Маргарита до небес превозносила Розу.

— Ты еще увидишь Лео в креслице, — сказала она ей. — Ей-богу, увидишь.

— Маргарита, — сказала Роза. — Столько есть радостей, которых мы заранее не можем себе, представить. Думаем, нам будет тяжко и невыносимо, а потом оказывается — нам только того и надо.

— Роза, — сказала Маргарита. — Не нравится мне то, что ты говоришь.

— Маргарита, — сказала Роза.

— Но кто тебя знает, может, ты и права.

После чая Марк ушел. Тут он и наткнулся на Оле, сидевшего за книгой в комнате Лео. Оле бросил несколько дружелюбных звуков вслед проходившему за Маргаритой Марку.

Когда он стоял в дверях и прощался, она опять увидела святость, стремительность, всеготовность и взгляд, недальний и неблизкий.

— Привет горе Синайской, — сказала она и отступила на шаг.

Он, полуобернувшись, посмотрел ей в лицо.

— Спасибо, — сказал он. Таким он ей нравился. Он отступал по кафелю, кривой от рюкзака.

«Борода мала», — подумала она.

А Франк сейчас на пути к дому.

Глава 9НАКАНУНЕ

Несколько месяцев пролежав без сознания в больнице после автомобильной катастрофы, Лео Грей начинает поправляться. Его уже возят в кресле. Возможно, будут еще успехи. Возможно, он научится объясняться на пальцах. Возможно, он научится плавать.

В один из последних дней мая Лео Грея вывезли на больничную террасу.


Февраль со скверной, какой не упомнят старожилы, самой скверной за столетие погодой и с щедрейшими в столетии прогнозами прошел без перемен. Всякий раз, когда приходила Маргарита, голова Лео лежала все в том же положении, словно ее боялись трогать. Только губы, больше кривясь либо взбухая, выражали то печаль, то покой. Состояние, как говорила старшая сестра, было без перемен. Немногим пространней объяснялся главный врач. Вопрос о почках, как и следовало ожидать, разрешился улыбкой и замечанием о том, что надо надеяться на лучшее. Весь февраль подле постели настойчиво пахло цветами от старых друзей, от коллег, и неизменно первой кидалась в глаза Маргарите темно-красная роза. Ту женщину, она выяснила, звали Эрна.

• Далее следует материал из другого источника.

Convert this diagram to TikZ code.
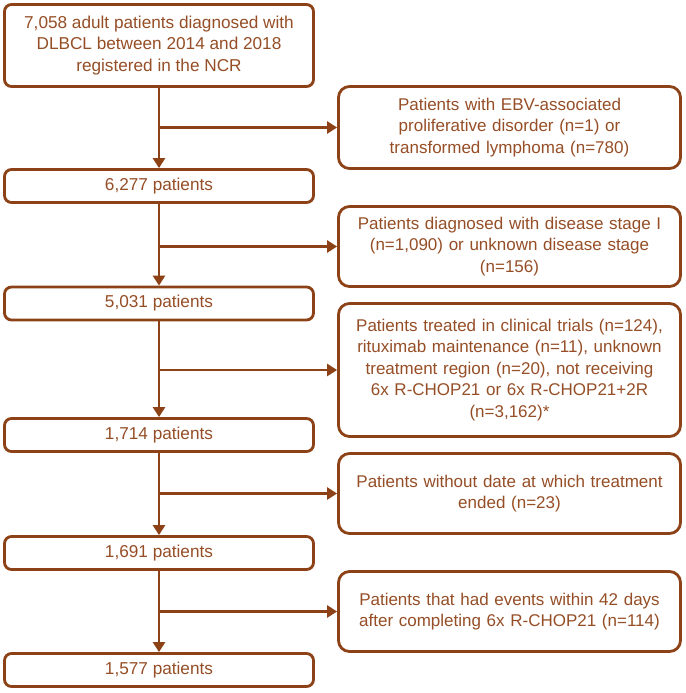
\documentclass[tikz,border=0pt]{standalone}
\usepackage{fontspec}
\setmainfont{Liberation Sans}
\usepackage{tikz}
\usetikzlibrary{arrows.meta,positioning,calc}
\usepackage{xcolor}
\definecolor{boxcol}{RGB}{140,66,22}
\definecolor{txtcol}{RGB}{150,78,38}
\tikzset{
  % main flow box (left column)
  mainbox/.style={rectangle, rounded corners=7pt, draw=boxcol, line width=2.8pt, fill=white,
                  minimum width=309pt, minimum height=#1, text=txtcol, align=center,
                  font=\fontsize{17.2}{21.5}\selectfont, inner sep=2pt},
  mainbox/.default={33pt},
  % exclusion box (right column)
  exclbox/.style={rectangle, rounded corners=11pt, draw=boxcol, line width=2.8pt, fill=white,
                  minimum width=342pt, minimum height=#1, text=txtcol, align=center,
                  text width=336pt, font=\fontsize{17}{21.5}\selectfont, inner sep=2pt},
  exclbox/.default={80pt},
  % flow arrow
  flowarrow/.style={-{Triangle[length=10pt,width=12pt]}, draw=boxcol, line width=2.8pt},
}

\begin{document}
\begin{tikzpicture}[x=1pt,y=-1pt]
  \useasboundingbox (0,0) rectangle (685,693);
  % left column
  \node[mainbox=82pt] (start) at (159,45.5)
    {7,058 adult patients diagnosed with\\DLBCL between 2014 and 2018\\registered in the NCR};
  \node[mainbox] (n1) at (159,186)   {6,277 patients};
  \node[mainbox] (n2) at (159,303.5) {5,031 patients};
  \node[mainbox] (n3) at (159,435)   {1,714 patients};
  \node[mainbox] (n4) at (159,553)   {1,691 patients};
  \node[mainbox] (n5) at (159,670)   {1,577 patients};
  % right column
  \node[exclbox=82pt] (ex1) at (509.5,127.5)
    {Patients with EBV-associated\\proliferative disorder (n=1) or\\transformed lymphoma (n=780)};
  \node[exclbox] (ex2) at (509.5,246.5)
    {Patients diagnosed with disease stage I\\(n=1,090) or unknown disease stage\\(n=156)};
  \node[exclbox=133pt] (ex3) at (509.5,370)
    {Patients treated in clinical trials (n=124),\\rituximab maintenance (n=11), unknown\\treatment region (n=20), not receiving\\6x R-CHOP21 or 6x R-CHOP21+2R\\(n=3,162)*};
  \node[exclbox] (ex4) at (509.5,493.5)
    {Patients without date at which treatment\\ended (n=23)};
  \node[exclbox] (ex5) at (509.5,611.5)
    {Patients that had events within 42 days\\after completing 6x R-CHOP21 (n=114)};
  % arrows
  \draw[flowarrow] (start) -- (n1);
  \draw[flowarrow] (n1) -- (n2);
  \draw[flowarrow] (n2) -- (n3);
  \draw[flowarrow] (n3) -- (n4);
  \draw[flowarrow] (n4) -- (n5);
  \draw[flowarrow] (start.south |- ex1.west) -- (ex1.west);
  \draw[flowarrow] (n1.south |- ex2.west) -- (ex2.west);
  \draw[flowarrow] (n2.south |- ex3.west) -- (ex3.west);
  \draw[flowarrow] (n3.south |- ex4.west) -- (ex4.west);
  \draw[flowarrow] (n4.south |- ex5.west) -- (ex5.west);
\end{tikzpicture}
\end{document}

К середине марта Лео вдруг открыл глаза, он, оказывается, уже и раньше открывал их, сиделка замечала, но тут открыл глаза и издал слабый звук.

И это уже не было «состоянием без перемен». Все внимание персонала сосредоточилось на Лео. Прибавилось аппаратов, усилился уход, и, окажись в подобном случае полезным джаз-оркестр, его б незамедлительно наняли воскрешать полупокойника.